-- Task prompt --
Send back all the data below, exactly as given.

-- Dataset extract --

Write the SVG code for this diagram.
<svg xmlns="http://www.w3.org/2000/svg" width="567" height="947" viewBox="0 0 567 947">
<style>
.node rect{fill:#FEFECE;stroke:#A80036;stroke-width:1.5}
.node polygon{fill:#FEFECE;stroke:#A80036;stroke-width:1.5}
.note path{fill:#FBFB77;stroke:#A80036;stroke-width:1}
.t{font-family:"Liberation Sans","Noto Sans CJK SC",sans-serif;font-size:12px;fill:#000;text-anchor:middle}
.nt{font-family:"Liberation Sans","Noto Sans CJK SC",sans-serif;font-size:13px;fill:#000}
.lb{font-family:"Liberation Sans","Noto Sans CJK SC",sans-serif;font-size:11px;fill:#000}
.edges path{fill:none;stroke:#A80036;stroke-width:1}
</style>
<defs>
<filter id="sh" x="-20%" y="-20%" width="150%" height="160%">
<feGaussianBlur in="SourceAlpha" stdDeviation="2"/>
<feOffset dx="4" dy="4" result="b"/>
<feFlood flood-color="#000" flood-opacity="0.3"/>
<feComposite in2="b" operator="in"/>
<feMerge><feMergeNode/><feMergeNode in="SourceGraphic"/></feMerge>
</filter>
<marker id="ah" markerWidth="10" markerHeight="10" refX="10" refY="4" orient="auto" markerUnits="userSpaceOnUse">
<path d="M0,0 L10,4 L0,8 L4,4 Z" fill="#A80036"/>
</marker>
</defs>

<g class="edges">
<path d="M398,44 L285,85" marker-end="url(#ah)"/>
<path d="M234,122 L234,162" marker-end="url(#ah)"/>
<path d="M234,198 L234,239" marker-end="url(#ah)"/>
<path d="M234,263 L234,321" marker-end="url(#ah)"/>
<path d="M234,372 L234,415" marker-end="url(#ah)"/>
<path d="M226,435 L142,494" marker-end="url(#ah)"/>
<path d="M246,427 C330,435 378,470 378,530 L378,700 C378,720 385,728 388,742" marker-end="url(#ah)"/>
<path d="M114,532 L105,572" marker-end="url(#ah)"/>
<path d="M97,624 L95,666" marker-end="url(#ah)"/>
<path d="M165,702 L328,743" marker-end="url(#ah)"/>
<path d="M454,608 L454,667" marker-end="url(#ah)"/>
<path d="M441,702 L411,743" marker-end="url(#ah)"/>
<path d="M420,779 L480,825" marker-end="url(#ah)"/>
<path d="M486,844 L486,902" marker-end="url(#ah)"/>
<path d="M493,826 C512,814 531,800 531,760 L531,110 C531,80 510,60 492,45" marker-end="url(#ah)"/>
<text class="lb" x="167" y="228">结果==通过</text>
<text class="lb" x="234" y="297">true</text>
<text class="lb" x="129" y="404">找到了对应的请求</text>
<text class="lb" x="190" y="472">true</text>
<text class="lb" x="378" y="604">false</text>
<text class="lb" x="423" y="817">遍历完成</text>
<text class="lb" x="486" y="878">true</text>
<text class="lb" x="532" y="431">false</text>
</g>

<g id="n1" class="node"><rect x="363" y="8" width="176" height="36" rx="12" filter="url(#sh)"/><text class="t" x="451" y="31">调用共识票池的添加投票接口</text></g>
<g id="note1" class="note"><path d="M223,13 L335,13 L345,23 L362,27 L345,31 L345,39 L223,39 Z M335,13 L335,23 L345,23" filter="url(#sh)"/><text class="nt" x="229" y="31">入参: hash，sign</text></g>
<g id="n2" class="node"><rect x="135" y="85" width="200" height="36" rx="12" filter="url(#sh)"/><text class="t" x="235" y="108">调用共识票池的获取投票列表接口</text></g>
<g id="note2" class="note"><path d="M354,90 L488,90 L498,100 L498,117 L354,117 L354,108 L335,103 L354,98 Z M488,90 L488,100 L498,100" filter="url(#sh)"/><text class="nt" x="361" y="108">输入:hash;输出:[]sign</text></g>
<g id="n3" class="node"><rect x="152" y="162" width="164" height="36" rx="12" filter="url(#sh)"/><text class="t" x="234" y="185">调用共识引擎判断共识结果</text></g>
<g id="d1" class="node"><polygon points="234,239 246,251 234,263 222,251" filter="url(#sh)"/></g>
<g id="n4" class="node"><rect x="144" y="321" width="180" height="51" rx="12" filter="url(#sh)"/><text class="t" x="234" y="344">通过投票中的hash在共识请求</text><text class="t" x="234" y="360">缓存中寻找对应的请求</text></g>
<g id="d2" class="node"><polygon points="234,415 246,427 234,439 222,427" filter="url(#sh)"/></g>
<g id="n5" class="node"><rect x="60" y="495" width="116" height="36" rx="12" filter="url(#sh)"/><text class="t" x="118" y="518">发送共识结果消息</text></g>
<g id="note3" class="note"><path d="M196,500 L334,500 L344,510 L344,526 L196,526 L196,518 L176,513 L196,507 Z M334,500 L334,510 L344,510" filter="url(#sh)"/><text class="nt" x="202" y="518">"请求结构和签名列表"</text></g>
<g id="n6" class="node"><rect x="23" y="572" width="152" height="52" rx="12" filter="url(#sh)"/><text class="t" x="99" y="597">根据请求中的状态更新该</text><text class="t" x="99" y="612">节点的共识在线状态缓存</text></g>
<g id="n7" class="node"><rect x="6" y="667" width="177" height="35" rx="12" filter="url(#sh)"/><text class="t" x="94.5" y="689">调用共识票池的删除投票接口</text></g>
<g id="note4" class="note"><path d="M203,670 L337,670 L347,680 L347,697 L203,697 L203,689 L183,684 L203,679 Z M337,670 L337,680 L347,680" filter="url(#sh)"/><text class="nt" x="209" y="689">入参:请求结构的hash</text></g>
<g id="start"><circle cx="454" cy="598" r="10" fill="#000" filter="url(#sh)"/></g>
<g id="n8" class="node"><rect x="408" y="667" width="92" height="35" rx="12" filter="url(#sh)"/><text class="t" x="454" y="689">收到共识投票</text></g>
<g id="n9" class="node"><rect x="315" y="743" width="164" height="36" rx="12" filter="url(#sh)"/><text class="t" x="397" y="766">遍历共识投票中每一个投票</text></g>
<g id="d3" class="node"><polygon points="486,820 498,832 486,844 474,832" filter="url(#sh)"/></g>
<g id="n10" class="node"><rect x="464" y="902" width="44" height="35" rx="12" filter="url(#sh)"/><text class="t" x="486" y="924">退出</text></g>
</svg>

-- Reply --
Write the SVG code for this diagram.
<svg xmlns="http://www.w3.org/2000/svg" width="567" height="947" viewBox="0 0 567 947">
<style>
.node rect{fill:#FEFECE;stroke:#A80036;stroke-width:1.5}
.node polygon{fill:#FEFECE;stroke:#A80036;stroke-width:1.5}
.note path{fill:#FBFB77;stroke:#A80036;stroke-width:1}
.t{font-family:"Liberation Sans","Noto Sans CJK SC",sans-serif;font-size:12px;fill:#000;text-anchor:middle}
.nt{font-family:"Liberation Sans","Noto Sans CJK SC",sans-serif;font-size:13px;fill:#000}
.lb{font-family:"Liberation Sans","Noto Sans CJK SC",sans-serif;font-size:11px;fill:#000}
.edges path{fill:none;stroke:#A80036;stroke-width:1}
</style>
<defs>
<filter id="sh" x="-20%" y="-20%" width="150%" height="160%">
<feGaussianBlur in="SourceAlpha" stdDeviation="2"/>
<feOffset dx="4" dy="4" result="b"/>
<feFlood flood-color="#000" flood-opacity="0.3"/>
<feComposite in2="b" operator="in"/>
<feMerge><feMergeNode/><feMergeNode in="SourceGraphic"/></feMerge>
</filter>
<marker id="ah" markerWidth="10" markerHeight="10" refX="10" refY="4" orient="auto" markerUnits="userSpaceOnUse">
<path d="M0,0 L10,4 L0,8 L4,4 Z" fill="#A80036"/>
</marker>
</defs>

<g class="edges">
<path d="M398,44 L285,85" marker-end="url(#ah)"/>
<path d="M234,122 L234,162" marker-end="url(#ah)"/>
<path d="M234,198 L234,239" marker-end="url(#ah)"/>
<path d="M234,263 L234,321" marker-end="url(#ah)"/>
<path d="M234,372 L234,415" marker-end="url(#ah)"/>
<path d="M226,435 L142,494" marker-end="url(#ah)"/>
<path d="M246,427 C330,435 378,470 378,530 L378,700 C378,720 385,728 388,742" marker-end="url(#ah)"/>
<path d="M114,532 L105,572" marker-end="url(#ah)"/>
<path d="M97,624 L95,666" marker-end="url(#ah)"/>
<path d="M165,702 L328,743" marker-end="url(#ah)"/>
<path d="M454,608 L454,667" marker-end="url(#ah)"/>
<path d="M441,702 L411,743" marker-end="url(#ah)"/>
<path d="M420,779 L480,825" marker-end="url(#ah)"/>
<path d="M486,844 L486,902" marker-end="url(#ah)"/>
<path d="M493,826 C512,814 531,800 531,760 L531,110 C531,80 510,60 492,45" marker-end="url(#ah)"/>
<text class="lb" x="167" y="228">结果==通过</text>
<text class="lb" x="234" y="297">true</text>
<text class="lb" x="129" y="404">找到了对应的请求</text>
<text class="lb" x="190" y="472">true</text>
<text class="lb" x="378" y="604">false</text>
<text class="lb" x="423" y="817">遍历完成</text>
<text class="lb" x="486" y="878">true</text>
<text class="lb" x="532" y="431">false</text>
</g>

<g id="n1" class="node"><rect x="363" y="8" width="176" height="36" rx="12" filter="url(#sh)"/><text class="t" x="451" y="31">调用共识票池的添加投票接口</text></g>
<g id="note1" class="note"><path d="M223,13 L335,13 L345,23 L362,27 L345,31 L345,39 L223,39 Z M335,13 L335,23 L345,23" filter="url(#sh)"/><text class="nt" x="229" y="31">入参: hash，sign</text></g>
<g id="n2" class="node"><rect x="135" y="85" width="200" height="36" rx="12" filter="url(#sh)"/><text class="t" x="235" y="108">调用共识票池的获取投票列表接口</text></g>
<g id="note2" class="note"><path d="M354,90 L488,90 L498,100 L498,117 L354,117 L354,108 L335,103 L354,98 Z M488,90 L488,100 L498,100" filter="url(#sh)"/><text class="nt" x="361" y="108">输入:hash;输出:[]sign</text></g>
<g id="n3" class="node"><rect x="152" y="162" width="164" height="36" rx="12" filter="url(#sh)"/><text class="t" x="234" y="185">调用共识引擎判断共识结果</text></g>
<g id="d1" class="node"><polygon points="234,239 246,251 234,263 222,251" filter="url(#sh)"/></g>
<g id="n4" class="node"><rect x="144" y="321" width="180" height="51" rx="12" filter="url(#sh)"/><text class="t" x="234" y="344">通过投票中的hash在共识请求</text><text class="t" x="234" y="360">缓存中寻找对应的请求</text></g>
<g id="d2" class="node"><polygon points="234,415 246,427 234,439 222,427" filter="url(#sh)"/></g>
<g id="n5" class="node"><rect x="60" y="495" width="116" height="36" rx="12" filter="url(#sh)"/><text class="t" x="118" y="518">发送共识结果消息</text></g>
<g id="note3" class="note"><path d="M196,500 L334,500 L344,510 L344,526 L196,526 L196,518 L176,513 L196,507 Z M334,500 L334,510 L344,510" filter="url(#sh)"/><text class="nt" x="202" y="518">"请求结构和签名列表"</text></g>
<g id="n6" class="node"><rect x="23" y="572" width="152" height="52" rx="12" filter="url(#sh)"/><text class="t" x="99" y="597">根据请求中的状态更新该</text><text class="t" x="99" y="612">节点的共识在线状态缓存</text></g>
<g id="n7" class="node"><rect x="6" y="667" width="177" height="35" rx="12" filter="url(#sh)"/><text class="t" x="94.5" y="689">调用共识票池的删除投票接口</text></g>
<g id="note4" class="note"><path d="M203,670 L337,670 L347,680 L347,697 L203,697 L203,689 L183,684 L203,679 Z M337,670 L337,680 L347,680" filter="url(#sh)"/><text class="nt" x="209" y="689">入参:请求结构的hash</text></g>
<g id="start"><circle cx="454" cy="598" r="10" fill="#000" filter="url(#sh)"/></g>
<g id="n8" class="node"><rect x="408" y="667" width="92" height="35" rx="12" filter="url(#sh)"/><text class="t" x="454" y="689">收到共识投票</text></g>
<g id="n9" class="node"><rect x="315" y="743" width="164" height="36" rx="12" filter="url(#sh)"/><text class="t" x="397" y="766">遍历共识投票中每一个投票</text></g>
<g id="d3" class="node"><polygon points="486,820 498,832 486,844 474,832" filter="url(#sh)"/></g>
<g id="n10" class="node"><rect x="464" y="902" width="44" height="35" rx="12" filter="url(#sh)"/><text class="t" x="486" y="924">退出</text></g>
</svg>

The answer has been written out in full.